The real kicker is the gold is not only guarded by 40 well-trained, well-armed men but it is stored in a maximum security prison at night. Impossible. Crazy. A suicide mission.
Blind with gold lust, Sledge hatches an impossible, crazy, suicide-mission-type plan. Thanks to his acts of criminal infamy, Sledge is pretty sure the fortress prison warden won’t want to pass up locking Sledge up tight in the maximum security wing, right by the gold. Erwin (Weaver) poses as a marshal bent on turning in his wanted man for a hefty reward.
Both are fortunately concealing keys, weapons and nasty criminal intent all over their persons.
A Man Called Sledge delivers an entertaining prison break, a compelling heist and enough horse-riding, shoot-em-up action to satisfy any western fan.
There’s also the romantic subplot between Sledge and his true lady-love Ria (Laura Antonelli). These two actors deliver some steamy on-screen chemistry and one of the screen’s most face-mashingest kisses ever.
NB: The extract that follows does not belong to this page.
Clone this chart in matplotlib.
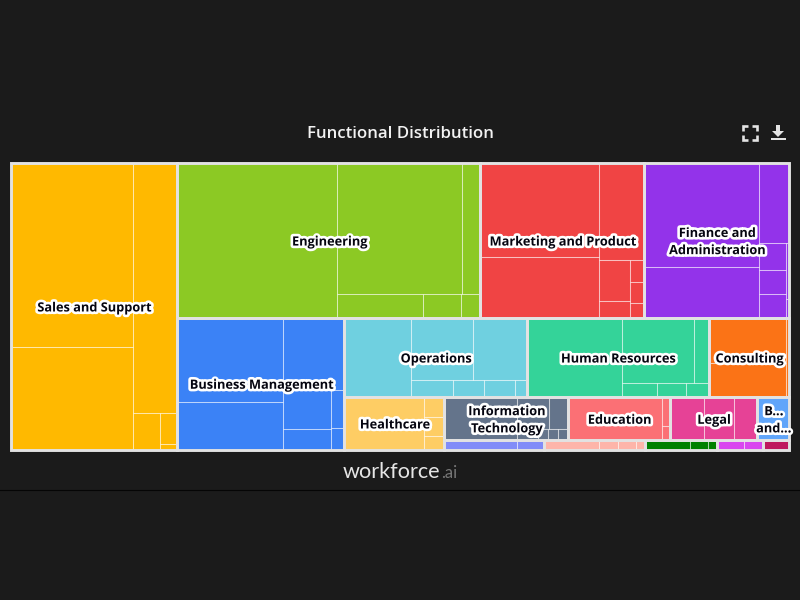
import matplotlib
matplotlib.use("Agg")
import matplotlib.pyplot as plt
from matplotlib.patches import Rectangle, Polygon
import matplotlib.patheffects as pe

names = ["Sales and Support", "Engineering", "Marketing and Product",
         "Finance and\nAdministration", "Business Management", "Operations",
         "Human Resources", "Consulting", "Healthcare",
         "Information\nTechnology", "Education", "Legal", "B...\nand...",
         "", "", "", "", ""]
colors = ["#ffb900", "#8cc924", "#f04444", "#9333ea", "#3b82f6", "#6fd0e0",
          "#34d399", "#fb7316", "#fecd64", "#64748b", "#fb7075", "#e64296",
          "#60a5fa", "#818cf8", "#fdb5aa", "#008000", "#d946ef", "#be185d"]
sales = [22595, 12575, 11050, 983, 533, 93]
engineering = [24643, 16337, 2418, 2054, 897, 464]
marketing = [11132, 7223, 4352, 1259, 516, 310, 309, 207]
finance = [11898, 5777, 2415, 737, 648, 635, 184, 63]
business = [8889, 4986, 4448, 1910, 991, 490, 286]
operations = [5327, 3875, 3338, 714, 522, 522, 204]
human_resources = [7552, 4716, 983, 498, 406, 314]
consulting = [3484, 2685, 215]
healthcare = [4160, 412, 391, 276]
information_tech = [3139, 1005, 627, 224, 112, 112, 112]
education = [4029, 221, 110]
legal = [1462, 1316, 976]
b_and = [1376]
periwinkle = [683, 257]
salmon = [517, 173, 169, 87]
green = [426, 169, 89]
magenta = [249, 179]
crimson = [245]
groups = [sales, engineering, marketing, finance, business, operations,
          human_resources, consulting, healthcare, information_tech, education,
          legal, b_and, periwinkle, salmon, green, magenta, crimson]

BG = "#1b1b1b"
PLOT = (10.5, 163.3, 778.5, 286.4)


def aspect(a, b):
    return max(a / b, b / a)


def squarify(values, rect):
    """Low-aspect-ratio layout: rows alternate direction; a row closes when
    adding a value worsens the aspect ratio of the previous value."""
    x0, y0, W, H = rect
    total_val = sum(values)
    areas = [v / total_val * W * H for v in values]
    out = []
    x, y, w, h = x0, y0, W, H
    direction = 0
    row = []

    def flush(items):
        nonlocal x, y, w, h, direction
        s = sum(items)
        if direction == 0:
            cw = s / h
            py = y
            for a in items:
                out.append((x, py, cw, a / cw))
                py += a / cw
            x += cw
            w -= cw
        else:
            ch = s / w
            px = x
            for a in items:
                out.append((px, y, a / ch, ch))
                px += a / ch
            y += ch
            h -= ch
        direction = 1 - direction

    for a in areas:
        if row:
            prev = row[-1]
            s = sum(row)
            if direction == 0:
                old_w = s / h
                new_w = (s + a) / h
                worse = aspect(new_w, prev / new_w) > aspect(old_w, prev / old_w)
            else:
                old_h = s / w
                new_h = (s + a) / w
                worse = aspect(prev / new_h, new_h) > aspect(prev / old_h, old_h)
            if worse:
                flush(row)
                row = []
        row.append(a)
    if row:
        flush(row)
    return out


fig = plt.figure(figsize=(8, 6), dpi=100, facecolor=BG)
ax = fig.add_axes([0, 0, 1, 1])
ax.set_xlim(0, 800)
ax.set_ylim(600, 0)
ax.axis("off")

tops = squarify([sum(g) for g in groups], PLOT)
for group, top, color, name in zip(groups, tops, colors, names):
    ax.add_patch(Rectangle(top[:2], top[2], top[3], fc=color, ec="none", zorder=1))
    for r in squarify(group, top):
        ax.add_patch(Rectangle(r[:2], r[2], r[3], fc="none",
                               ec=(1, 1, 1, 0.42), lw=0.75, zorder=2))
for top in tops:
    ax.add_patch(Rectangle(top[:2], top[2], top[3], fc="none", ec="#e2e2e2",
                           lw=2.1, zorder=3, joinstyle="miter"))
for top, name in zip(tops, names):
    if name:
        ax.text(top[0] + top[2] / 2 + 0.7, top[1] + top[3] / 2 + 1.5, name,
                color="#050510", fontsize=9.2, fontweight="bold", family="Open Sans",
                ha="center", va="center", linespacing=1.42, zorder=5,
                path_effects=[pe.withStroke(linewidth=3.8, foreground="white")])

ax.text(400.5, 133.5, "Functional Distribution", color="#f2f2f2", fontsize=12.1,
        family="Open Sans", fontweight="semibold", ha="center", va="center")

# logo
t1 = ax.text(343, 472.5, "workforce", color="#e6e6e6", fontsize=15.6, family="Lato",
             ha="left", va="center")
fig.canvas.draw()
bb = t1.get_window_extent()
ax.text(bb.x1 + 0.5, 473.5, ".ai", color="#777777", fontsize=12, family="Lato",
        ha="left", va="center")
ax.axhline(489.5, color="#050505", lw=0.8)

# icons
ic = "#e4e4e4"
L, R, T, B, n = 742.5, 756.5, 125.5, 139.5, 5
for xs, ys in [((L, L, L + n), (T + n, T, T)), ((R - n, R, R), (T, T, T + n)),
               ((L, L, L + n), (B - n, B, B)), ((R - n, R, R), (B, B, B - n))]:
    ax.plot(xs, ys, color=ic, lw=1.9, solid_capstyle="butt", solid_joinstyle="miter")
ax.add_patch(Polygon([(776, 125), (780, 125), (780, 131), (784, 131), (778, 137),
                      (772, 131), (776, 131)], fc=ic, ec="none"))
ax.add_patch(Rectangle((770.5, 137.5), 15, 2.5, fc=ic, ec="none"))

fig.savefig("out.png", dpi=100, facecolor=BG)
If I had one qualm about this movie, it would be the absolutely ridiculous theme song “Other Men’s Gold.” The lyrics describe not only key plot points but at times, on-screen action. “Seven men gambled on the turn of a card, gambling their gold away and losing came hard.” And yup, there they were gambling. Sigh.
This theme song was described video for the tone-deaf and tasteless.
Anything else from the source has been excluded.